The panel is being moderated by Ryan Clinton of FixAustin.org (another community that’s been saving 90 percent for several months now), and includes Bonney Brown of the Nevada Humane Society, Reva Laituri of the No Kill Upper Peninsula Animal Welfare Shelter in Marquette, Mich., Mitch Schneider of Washoe County Animal Control, Michael Linke, Director of the Royal SPCA in Tasmania, Australia, and Suzane Kogut, the Executive Director of the Charlottesville SPCA, an open admission animal control shelter that is celebrating its fifth year of no-kill.

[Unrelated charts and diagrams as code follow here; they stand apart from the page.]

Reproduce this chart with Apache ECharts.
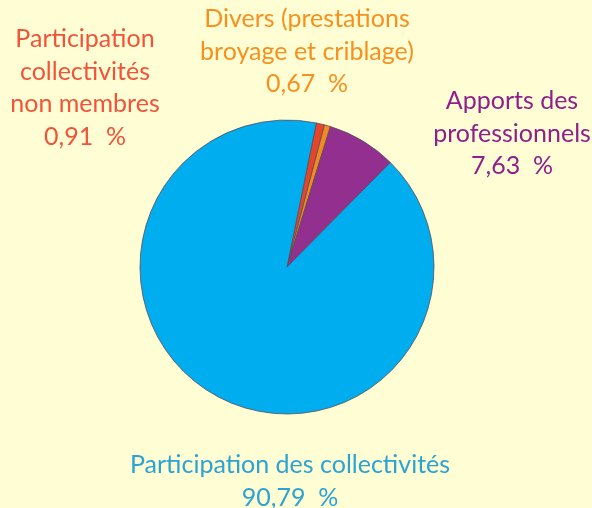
<!DOCTYPE html>
<html><head><meta charset="utf-8">
<script src="https://cdn.jsdelivr.net/npm/echarts@6/dist/echarts.min.js"></script>
<style>html,body{margin:0;padding:0;background:#FFFDD3;}#c{width:592px;height:508px;}</style>
</head><body><div id="c"></div>
<script>
const categories = ["Participation collectivités non membres", "Divers (prestations broyage et criblage)", "Apports des professionnels", "Participation des collectivités"];
const values = [0.91, 0.67, 7.63, 90.79];
const labelLines = [
  ["Participation", "collectivités", "non membres", "0,91  %"],
  ["Divers (prestations", "broyage et criblage)", "0,67  %"],
  ["Apports des", "professionnels", "7,63  %"],
  ["Participation des collectivités", "90,79  %"]
];
const sliceColors = ["#E5452B", "#F28A1E", "#93308F", "#00AEEF"];
const textColors = ["#F2533A", "#F7901E", "#8E1F8C", "#2BA3D3"];
const labelPos = [[85, 23], [307, 3], [512, 85], [290, 449]];

const chart = echarts.init(document.getElementById('c'));
const graphics = labelLines.map((lines, i) => ({
  type: 'text', x: labelPos[i][0], y: labelPos[i][1],
  style: { text: lines.join('\n'), fill: textColors[i], font: '25px Lato', lineHeight: 32.5, align: 'center' }
}));
chart.setOption({
  backgroundColor: '#FFFDD3',
  animation: false,
  graphic: graphics,
  series: [{
    type: 'pie', center: [287, 267], radius: 147, startAngle: 78.5, clockwise: true,
    label: { show: false }, labelLine: { show: false }, silent: true,
    itemStyle: { borderColor: '#5a4a5a', borderWidth: 0.8 },
    data: categories.map((n, i) => ({ name: n, value: values[i], itemStyle: { color: sliceColors[i] } }))
  }]
});
</script></body></html>
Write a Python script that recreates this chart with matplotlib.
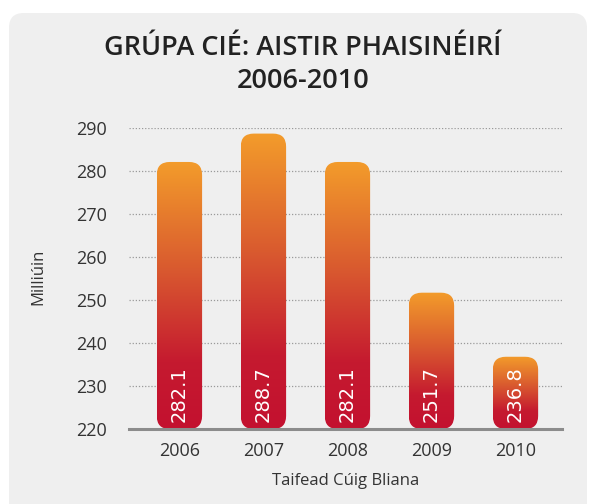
import numpy as np
import matplotlib
matplotlib.use("Agg")
import matplotlib.pyplot as plt
from matplotlib.patches import FancyBboxPatch
from matplotlib.colors import LinearSegmentedColormap

# data
years = ["2006", "2007", "2008", "2009", "2010"]
journeys = [282.1, 288.7, 282.1, 251.7, 236.8]
yticks = [220, 230, 240, 250, 260, 270, 280, 290]

base = 220
bar_w = 0.54
text_col = "#333333"

grad = LinearSegmentedColormap.from_list(
    "bar", [(0, "#F39C2B"), (0.4, "#D95A2F"), (0.75, "#C51A30"), (1, "#C3112F")])

fg = plt.figure(figsize=(5.9, 5.04), dpi=100)
fg.patch.set_facecolor("white")

# grey rounded panel behind everything
panel = FancyBboxPatch((9 / 590, -0.05), 578 / 590, 1 - 13 / 504 + 0.05,
                       boxstyle="round,pad=0,rounding_size=0.025",
                       transform=fg.transFigure, facecolor="#EFEFEF",
                       edgecolor="none", mutation_aspect=590 / 504, zorder=-5)
fg.patches.append(panel)

ax = fg.add_axes([129 / 590, 75 / 504, 433 / 590, 301 / 504])
ax.set_facecolor("none")
ax.set_zorder(2)

x = np.arange(len(years))
xlim = (-0.6, 4.554)
ylim = (220, 290)

# px -> data scale for rounded corners
px_x = (xlim[1] - xlim[0]) / 433
px_y = (ylim[1] - ylim[0]) / 301
r = 13 * px_x
gradient = np.linspace(0, 1, 256).reshape(-1, 1)

for xi, v in zip(x, journeys):
    left = xi - bar_w / 2
    patch = FancyBboxPatch((left, base), bar_w, v - base,
                           boxstyle="round,pad=0,rounding_size=%f" % r,
                           mutation_aspect=px_y / px_x,
                           facecolor="none", edgecolor="none", zorder=2)
    ax.add_patch(patch)
    im = ax.imshow(gradient, cmap=grad, aspect="auto", origin="upper",
                   extent=[left, left + bar_w, base, v], zorder=2)
    im.set_clip_path(patch)
    ax.text(xi, 221.6, "%.1f" % v, rotation=90, ha="center", va="bottom",
            color="white", fontsize=14, family="DejaVu Sans", zorder=3)

ax.set_xlim(*xlim)
ax.set_ylim(*ylim)

for t in yticks[1:]:
    ax.axhline(t, color="#9a9a9a", lw=0.9, ls=(0, (1, 1.5)), zorder=1)

for s in ["left", "right", "top"]:
    ax.spines[s].set_visible(False)
ax.spines["bottom"].set_color("#8c8c8c")
ax.spines["bottom"].set_linewidth(2.2)
ax.spines["bottom"].set_zorder(4)

ax.set_yticks(yticks)
ax.set_xticks(x)
ax.set_xticklabels(years)
ax.tick_params(axis="both", length=0, labelsize=13, labelcolor=text_col)
ax.tick_params(axis="y", pad=16)
ax.tick_params(axis="x", pad=9)
for lab in ax.get_xticklabels() + ax.get_yticklabels():
    lab.set_family("Open Sans")

fg.text(345.5 / 590, 1 - 481 / 504, "Taifead Cúig Bliana", ha="center",
        va="center", fontsize=12, color=text_col, family="Open Sans")
fg.text(38 / 590, 1 - 277 / 504, "Milliúin", ha="center", va="center",
        rotation=90, fontsize=12, color=text_col, family="Open Sans")

fg.text(303 / 590, 1 - 48 / 504, "GRÚPA CIÉ: AISTIR PHAISINÉIRÍ", ha="center",
        va="center", fontsize=19.5, fontweight="semibold", color="#222222",
        family="Open Sans")
fg.text(303 / 590, 1 - 81 / 504, "2006-2010", ha="center", va="center",
        fontsize=19.5, fontweight="semibold", color="#222222", family="Open Sans")

fg.savefig("out.png", dpi=100, facecolor=fg.get_facecolor())
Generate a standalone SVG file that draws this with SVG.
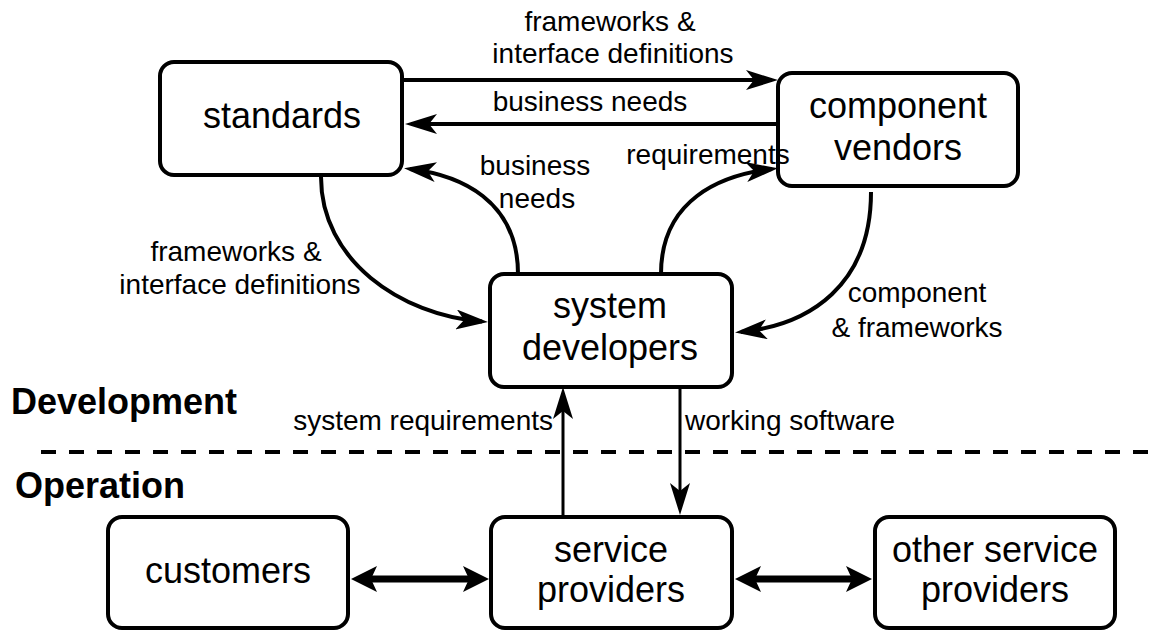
<svg xmlns="http://www.w3.org/2000/svg" width="1160" height="632" viewBox="0 0 1160 632">
<style>
.box{fill:#fff;stroke:#000;stroke-width:4}
.nt{font-family:"Liberation Sans",Arial,sans-serif;font-size:36px;fill:#000;text-anchor:middle}
.lb{font-family:"Liberation Sans",Arial,sans-serif;font-size:28px;fill:#000}
.sec{font-family:"Liberation Sans",Arial,sans-serif;font-size:36px;font-weight:bold;fill:#000}
.ln{fill:none;stroke:#000;stroke-width:4;marker-end:url(#ah)}
.thin{fill:none;stroke:#000;stroke-width:3;marker-end:url(#ah)}
.dbl{fill:none;stroke:#000;stroke-width:7;marker-start:url(#dh);marker-end:url(#dh)}
</style>
<defs>
<marker id="ah" markerUnits="userSpaceOnUse" markerWidth="32" markerHeight="20" viewBox="0 0 32 20" refX="26" refY="10" orient="auto">
<path d="M0,0 L32,10 L0,20 L8,10 Z" fill="#000"/>
</marker>
<marker id="dh" markerUnits="userSpaceOnUse" markerWidth="26" markerHeight="26" viewBox="0 0 26 26" refX="18" refY="13" orient="auto-start-reverse">
<path d="M0,0 L26,13 L0,26 L6,13 Z" fill="#000"/>
</marker>
</defs>
<rect width="1160" height="632" fill="#fff"/>

<g id="divider">
<line x1="41" y1="452" x2="1160" y2="452" stroke="#000" stroke-width="4" stroke-dasharray="15 13"/>
<text class="sec" x="11" y="414">Development</text>
<text class="sec" x="15" y="498">Operation</text>
</g>

<g id="standards">
<rect class="box" x="160" y="62" width="242" height="113" rx="14"/>
<text class="nt" x="282" y="128">standards</text>
</g>
<g id="component-vendors">
<rect class="box" x="778" y="73" width="240" height="113" rx="14"/>
<text class="nt" x="898" y="118">component</text>
<text class="nt" x="898" y="160">vendors</text>
</g>
<g id="system-developers">
<rect class="box" x="490" y="274" width="242" height="113" rx="14"/>
<text class="nt" x="610" y="318">system</text>
<text class="nt" x="610" y="360">developers</text>
</g>
<g id="customers">
<rect class="box" x="108" y="517" width="240" height="111" rx="14"/>
<text class="nt" x="228" y="583">customers</text>
</g>
<g id="service-providers">
<rect class="box" x="491" y="517" width="241" height="111" rx="14"/>
<text class="nt" x="611" y="562">service</text>
<text class="nt" x="611" y="602">providers</text>
</g>
<g id="other-service-providers">
<rect class="box" x="875" y="517" width="240" height="111" rx="14"/>
<text class="nt" x="995" y="562">other service</text>
<text class="nt" x="995" y="602">providers</text>
</g>

<g id="connectors">
<path class="ln" d="M402,80 H772"/>
<path class="ln" d="M778,124 H411"/>
<path class="ln" d="M321,177 C321,260 400,315 482,321.5"/>
<path class="ln" d="M518,274 C518,200 460,175 410,169"/>
<path class="ln" d="M661,274 C661,200 720,175 772,169"/>
<path class="ln" d="M871,192 C871,285 810,325 741,332"/>
<path class="thin" d="M563,517 V393"/>
<path class="thin" d="M680,387 V509"/>
<path class="dbl" d="M359,579 H481"/>
<path class="dbl" d="M743,579 H864"/>
<text class="lb" x="610" y="31" text-anchor="middle">frameworks &amp;</text>
<text class="lb" x="613" y="63" text-anchor="middle">interface definitions</text>
<text class="lb" x="590" y="111" text-anchor="middle">business needs</text>
<text class="lb" x="535" y="175" text-anchor="middle">business</text>
<text class="lb" x="537" y="208" text-anchor="middle">needs</text>
<text class="lb" x="708" y="164" text-anchor="middle">requirements</text>
<text class="lb" x="236" y="261" text-anchor="middle">frameworks &amp;</text>
<text class="lb" x="240" y="294" text-anchor="middle">interface definitions</text>
<text class="lb" x="917" y="302" text-anchor="middle">component</text>
<text class="lb" x="917" y="337" text-anchor="middle">&amp; frameworks</text>
<text class="lb" x="553" y="430" text-anchor="end">system requirements</text>
<text class="lb" x="685" y="430">working software</text>
</g>
</svg>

The panel opens with Mitch Schneider talking about the public-private partnership between animal control and the Nevada Humane Society. He was “against” no-kill, thought it was a divisive term, but when Washoe County decided to go no kill and brought in Bonney Brown, he figured he’d just “do my job and stay out of her way.” But that didn’t last: “She changed our world for the better.”
Bonney points out that Nevada Humane takes ALL Washoe County’s owner surrendered pets.
Mitch: In a transformation in ANY field, you can retrain a third, fire a third, and a third will quit.
Bonney says that’s pretty much what happened at Nevada Humane — only four original staffers left. Says board became receptive after a scandal damaged the shelter’s image in the society.
She says that all team members have to be on board with the mission. Tough decisions are what you’re being paid to make and the animals lives depend on it. You will have to fire people.